An American president is not chosen directly by the people but by a group of officials known as the electoral college, in a manner prescribed by the US constitution and a complex set of state and federal laws. In theory, the electoral college chooses the candidate who won the most votes - but not always.
How does the electoral college work?
Each state has a number of electors in the electoral college proportionate to its population: the sum of its number of senators (always two) and representatives in the House.
Technically, Americans on election day cast votes for electors, not the candidates themselves, although in most cases the electors' names are not on the ballot.
California, the most populous state, has 55 electoral votes. A few small states and the District of Columbia have only three.
Today, the electoral college has 538 electors, and in all but two states, Maine and Nebraska, all of the state's electors are awarded to the winner of the popular vote within that state.
A candidate needs to win 270 electoral votes - half of the total plus one - to win the White House.
Part of a presidential candidate's grand strategy entails drawing a map of states the candidate can and must win to gather 270 electoral votes.
What does all this US jargon mean?
Why was the system chosen?
When the United States was founded in the late 18th Century, a national campaign was virtually impossible given the size of the country and the difficulty of communication.
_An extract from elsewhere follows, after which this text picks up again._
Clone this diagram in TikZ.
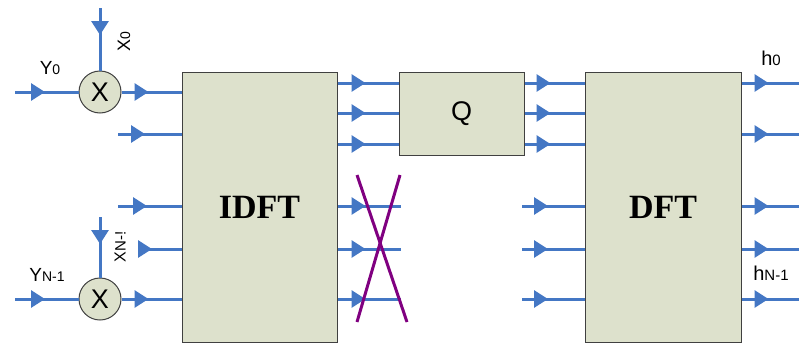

Also, the US at the time had little in the way of national identity, states were jealous of their rights, political parties were suspect, and the popular vote somewhat feared.
The framers of the constitution in 1787 rejected both the election of the president by Congress and election by direct popular vote, on the grounds that people would vote for their local candidate and the big states would dominate.
The Southern states favoured the electoral college system because while slaves had no votes, under the constitution they were tallied as three-fifths of a person in the census.
- 2000: Republican George W Bush wins the White House with 271 electoral votes, though Democrat Al Gore won 540,520 more votes
- 1888: Republican Benjamin Harrison elected president with 233 electoral votes, though Democrat Grover Cleveland won 100,456 more votes
- 1876: Republican Rutherford B Hayes wins with 185 electoral votes, even though Democrat Samuel J Tilden won 264,292 more votes
- 1824: After four candidates split the electoral college, the House elects John Quincy Adams even though Andrew Jackson won more popular votes and electoral votes
Isn't it unfair that the winning candidate might get fewer popular votes?
Indeed, this is seen as a major drawback of the system.
Since 1804, four presidents have been elected who did not win the popular vote.
Most recently, in 2000 Al Gore won 48.38% of votes nationwide compared to George Bush's 47.87%. Yet Mr Bush won because he got 271 electoral votes compared with 266 for Mr Gore.
The winning votes came from Florida, whose 25 votes all went to Mr Bush even though he won only 537 more popular votes.
Another drawback is that in many states the result is a foregone conclusion and there is thus little incentive for the individual to vote. It is also a disincentive for candidates to campaign there.
For example, large states California, Illinois and New York are solidly Democratic and Texas is solidly Republican.
So what are the advantages?
The electoral college system is respected for its historical roots and because it does usually reflect the popular vote (48 out of 52 elections since 1804 produced a popular mandate).
It also gives greater weight to smaller states - one of the checks and balances the US constitution values.
For example, the largest state, California, has 12.03% of the US population but its 55 electoral college votes represent only 10.22% of the college total.
Wyoming, a sparsely populated state, has 0.18% of the US population but its three seats in the electoral college give it 0.56% of the college votes.
The college system also means that a candidate needs to get a spread of votes from across the country.
What happens if no candidate gets a majority of electoral college votes?
Under the 12th amendment to the US constitution, the House of Representatives elects the president.
Each state delegation, however, has only one vote, which means that the majority party in each delegation controls the vote. An absolute majority of states is required for election.
The vice-president is chosen by the Senate, with senators having an individual vote.
This has happened only once since 1804, when the electoral college system took its current shape with the 12th amendment.
In 1824, four candidates split the electoral vote, denying any one of them a majority.
Democrat Andrew Jackson had the most electoral votes and the greatest share of popular votes and expected to be president.
But the fourth-place finisher, House Speaker Henry Clay, thought little of Jackson and persuaded the House to back second-place finisher John Quincy Adams. Adams was voted in as president.
Are the electors bound to vote for their candidates?
In some states they have a free vote but in practice they vote for the candidates they are pledged to, while in other states they are required to do so.
Only nine electoral votes have been cast against the state's instructions by so-called "faithless" electors, and no result has been changed by it, according to the Congressional Research Service. And in 2000 an elector from the District of Columbia abstained.
If the result is extremely close, a "faithless" elector could cause real trouble. The issue would probably have to be decided by the courts.
The electors are chosen by the parties before the election, often in a vote at a convention. The electors then meet in state capitals after the election to cast their votes. The results are formally declared to the Senate on 6 January. The new president is inaugurated on 20 January.